French'icitte
A language learning app designed around who you are, not just where you are starting from.
With a focus on Québec French and North American dialects.
scope
UX/UI
status
Ongoing
programmes
There's more
than one French
Teaching French, using language apps and managing my own language learning community taught me one thing: learners are being taught correct French, but not French that matched their real needs or contexts. The slow progress or lackthereof led to demotivation and it also made the learning process feel more like a task than a fun journey.
Research consistently shows that our environment shapes how we learn. That’s why your needs have to be met to be set up for learning and contextualised exposure is the most effective path to language acquisition. Travel is one way to create that environment, using the right tools at home are another.
Four profiles,
Four different worlds
Context-driven learning starts with knowing who the learner is. I identified four different profiles that later became the root of the personnalised learning paths included in the app.

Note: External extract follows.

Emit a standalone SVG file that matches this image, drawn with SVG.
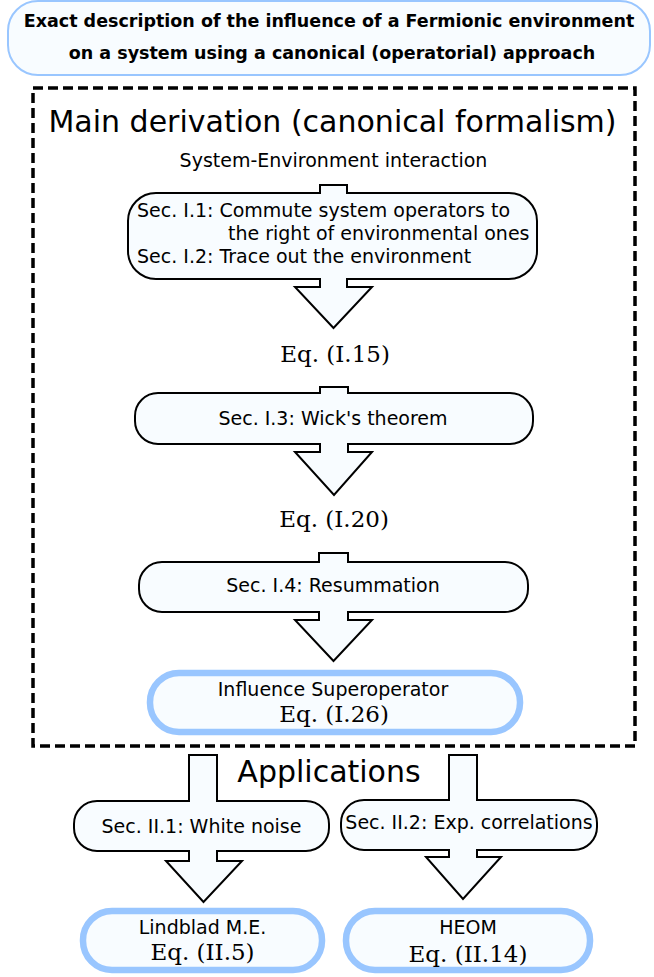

Building a strong understanding of the learner came first so everything else could be built around that answer.
PROFILE 01
The student
Academic vocabulary, university life, written expression. French for the classroom and beyond.
PROFILE 02
The worker
Professional communication, meetings, emails, adapted to your industry field.
PROFILE 03
The traveller
Practical phrases for transport, restaurants, accommodation.
PROFILE 04
The curious one
Casual conversation, Québec culture, regional expressions — the French that makes you sound like you belong.
Every decision has a reason
The onboarding was designed to gather exactly what the app needs, no more, no less.
-
The core - Path selection
Choosing a profile adjust the learning tree, the copy, the content on which emphasis is put to taylor it to the learner's specific needs.
-
Conditional field selection
If you opt for the professional path, you have to select your field. A marketing professional and a healthcare worker don't share the same vocabulary. This step only exists because it matters: the other three profiles skip it entirely.
-
Fluency test placed after profile selection
Most apps test your level first, then show you content. French'icitte does it the other way around: your fluency test is contextualised to the chosen path, so it measures the French you actually need, because a traveller's A2 is not necessarily a professional's A2.
Compare first,
choose second
Profile selection is the core decision that shapes the entire experience.

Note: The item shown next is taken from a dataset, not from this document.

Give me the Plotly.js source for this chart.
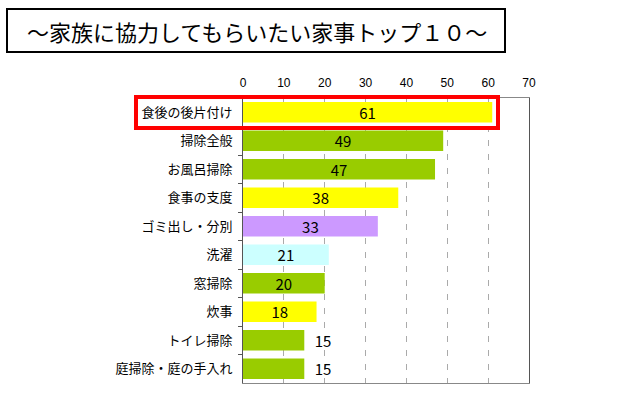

The interaction pattern reflects that weight:
you see all options simultaneously, then explore in depth before committing.
You are the learner, so you make the choices.
Step 1
See all 4 profiles
All options visible at once. Users can compare descriptions and example sentences before tapping.
Step 2
Explore by swiping
Selected card expands. Peek of adjacent cards invites swiping. Users can browse all profiles without going back.
Built just for you
Every screen is profile-aware. The Dashboard displays differently depending on your day, the learning tree branches are organised differently depending on who you are, and exercises differ according to your path.
What I learned
& what comes next
takeaway
What I have learnt
Designing for personalisation means making decisions at every level. It starts with onboarding, then consistent copy, exercise content, completion messages follow through. The system is only as strong as its least-personalised moment.
improvements
What I would revisit
The learning tree is rather basic and is not as engaging as the other tabs. I need to study what users would benefit from a broader or more specific set depending on their industry.
PROFILE 02
The next step
User testing the onboarding flow, specifically whether the grid-first, swipe pattern reduces drop-off compared to a single swipeable stack from the start. Then: the Explore tab for cultural content.